No, wait, first I took a selfie. In a bathroom mirror. Because nothing says “serious photographer here” than a bathroom selfie shot onto 600mmx450mm of celluloid.
So I had two challenges with the roll. A couple of the images have the film type on the left edge: Kodak TMAX 100. FOR. THE. LIFE. OF. ME. I thought I had bought TMAX 400. So all my images were underexposed by 2 stops. Or more. Because there were a couple of shots that I intentionally underexposed because the light was so dim, that I was counting on my ability to enhance in post. So I googled “push processing” and developed my film in such a way as to make it look as if it were exposed correctly. It didn’t work, but thank Adobe that Lightroom was able to help me recover digitally where I failed in analog.
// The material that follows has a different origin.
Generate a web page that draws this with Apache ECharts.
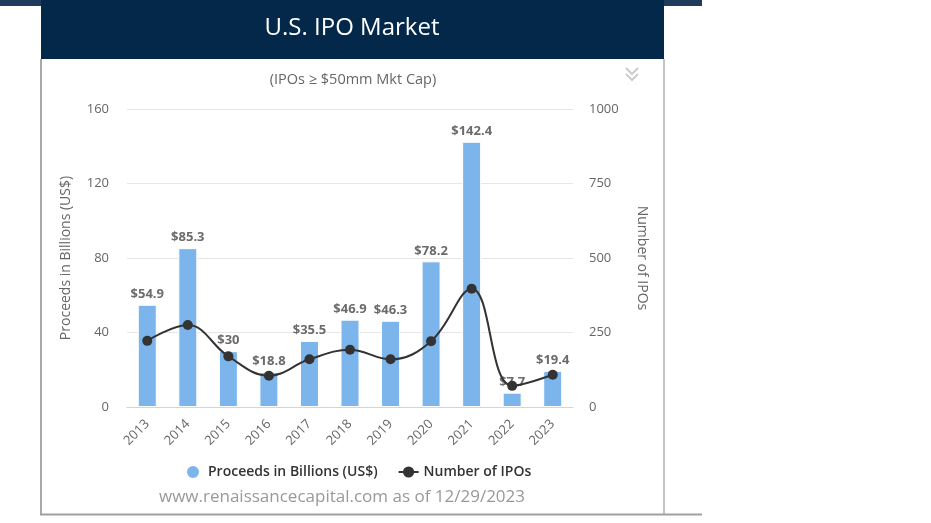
<!DOCTYPE html>
<html>
<head>
<meta charset="utf-8">
<script src="https://cdn.jsdelivr.net/npm/echarts@6/dist/echarts.min.js"></script>
<style>
html,body{margin:0;padding:0;background:#fff;}
#chart{width:931px;height:523px;}
</style>
</head>
<body>
<div id="chart"></div>
<script>
const years = ['2013','2014','2015','2016','2017','2018','2019','2020','2021','2022','2023'];
const proceeds = [54.9, 85.3, 30, 18.8, 35.5, 46.9, 46.3, 78.2, 142.4, 7.7, 19.4];
const ipoCounts = [222, 275, 170, 105, 160, 192, 160, 221, 397, 71, 108];
const titleText = 'U.S. IPO Market';
const subtitleText = '(IPOs \u2265 $50mm Mkt Cap)';
const creditText = 'www.renaissancecapital.com as of 12/29/2023';
const leftAxisName = 'Proceeds in Billions (US$)';
const rightAxisName = 'Number of IPOs';

const FONT = '"Open Sans", "Noto Sans", sans-serif';
const chart = echarts.init(document.getElementById('chart'));
chart.setOption({
  animation: false,
  backgroundColor: '#ffffff',
  textStyle: { fontFamily: FONT },
  graphic: [
    { type: 'rect', z: 1, shape: { x: 0, y: 0, width: 702, height: 6 }, style: { fill: '#1f3b5c' } },
    { type: 'rect', z: 2, shape: { x: 41, y: 0, width: 623, height: 59 }, style: { fill: '#03284a' } },
    { type: 'text', z: 3, x: 352, y: 28, style: { text: titleText, fill: '#ffffff', font: '500 24px ' + FONT, textAlign: 'center', textVerticalAlign: 'middle' } },
    { type: 'line', z: 2, shape: { x1: 41, y1: 59, x2: 41, y2: 515 }, style: { stroke: '#a8a8a8', lineWidth: 2 } },
    { type: 'line', z: 2, shape: { x1: 664, y1: 59, x2: 664, y2: 515 }, style: { stroke: '#8a8a8a', lineWidth: 1 } },
    { type: 'line', z: 2, shape: { x1: 40, y1: 514.5, x2: 702, y2: 514.5 }, style: { stroke: '#a0a0a0', lineWidth: 2 } },
    { type: 'polyline', z: 2, shape: { points: [[626, 68], [632, 74], [638, 68]] }, style: { stroke: '#cccccc', lineWidth: 2, fill: null } },
    { type: 'polyline', z: 2, shape: { points: [[626, 74], [632, 80], [638, 74]] }, style: { stroke: '#cccccc', lineWidth: 2, fill: null } },
    { type: 'text', z: 3, x: 353, y: 80, style: { text: subtitleText, fill: '#666666', font: '14.5px ' + FONT, textAlign: 'center', textVerticalAlign: 'middle' } },
    { type: 'text', z: 3, x: 342, y: 497, style: { text: creditText, fill: '#999999', font: '17px ' + FONT, textAlign: 'center', textVerticalAlign: 'middle' } }
  ],
  legend: {
    bottom: 38,
    left: 180,
    itemGap: 20,
    itemWidth: 20,
    itemHeight: 14,
    textStyle: { fontSize: 14, fontWeight: 600, color: '#333333', fontFamily: FONT },
    data: [
      { name: leftAxisName, icon: 'circle' },
      { name: rightAxisName }
    ]
  },
  grid: { left: 127, right: 358, top: 109, bottom: 116, containLabel: false },
  xAxis: {
    type: 'category',
    data: years,
    axisLine: { lineStyle: { color: '#ccd6eb' } },
    axisTick: { show: false },
    axisLabel: { rotate: 45, color: '#666666', fontSize: 13, margin: 15, fontFamily: FONT }
  },
  yAxis: [
    {
      type: 'value', min: 0, max: 160, interval: 40,
      name: leftAxisName, nameLocation: 'middle', nameRotate: 90, nameGap: 54,
      nameTextStyle: { color: '#666666', fontSize: 14, fontFamily: FONT },
      axisLabel: { color: '#666666', fontSize: 13, margin: 18, fontFamily: FONT },
      splitLine: { lineStyle: { color: '#e6e6e6' } },
      axisLine: { show: false }, axisTick: { show: false }
    },
    {
      type: 'value', min: 0, max: 1000, interval: 250,
      name: rightAxisName, nameLocation: 'middle', nameRotate: -90, nameGap: 62,
      nameTextStyle: { color: '#666666', fontSize: 14, fontFamily: FONT },
      axisLabel: { color: '#666666', fontSize: 13, margin: 16, fontFamily: FONT, formatter: v => String(v) },
      splitLine: { show: false },
      axisLine: { show: false }, axisTick: { show: false }
    }
  ],
  series: [
    {
      name: leftAxisName,
      type: 'bar',
      yAxisIndex: 0,
      data: proceeds,
      barWidth: 19,
      itemStyle: { color: '#7cb5ec', borderColor: '#ffffff', borderWidth: 1 },
      label: {
        show: true, position: 'top', distance: 4,
        formatter: p => '$' + p.value,
        color: '#6b6b6b', fontSize: 13, fontWeight: 'bold', fontFamily: FONT,
        textBorderColor: '#ffffff', textBorderWidth: 1
      },
      z: 2
    },
    {
      name: rightAxisName,
      type: 'line',
      yAxisIndex: 1,
      data: ipoCounts,
      smooth: 0.4,
      symbol: 'circle',
      symbolSize: 10,
      lineStyle: { color: '#333333', width: 2 },
      itemStyle: { color: '#333333' },
      z: 3
    }
  ]
});
</script>
</body>
</html>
A handful of these images turned out OK. The pics posted above suffer from two major problems: photographer frugality and scanning tech impatience. Yup, both are me. My developing technique still needs work, and my desire to clean my scanning surfaces and film is seriously lacking.
And yet, through the problems, I can see something alluring, intoxicating even, in these images. I don’t yet know what it is.
I’m convinced that film developing is a craft that really deserves to be learned in an apprenticeship. I followed instructions as best I could, but there are so many details left unstated. Developing film is kind of like making a bechamel–no matter how precise the instructions are, there’s no accounting for the practitioner’s experience. I learned to make bechamel with my wife’s guiding hand, but my first film developing was done in the dark. [Rim shot, please].
I have one roll of medium format film left. After I make images with it, I’ll have it professional processed and scanned. Then I’ll decide if I’m keeping the bigger, blacker, camera.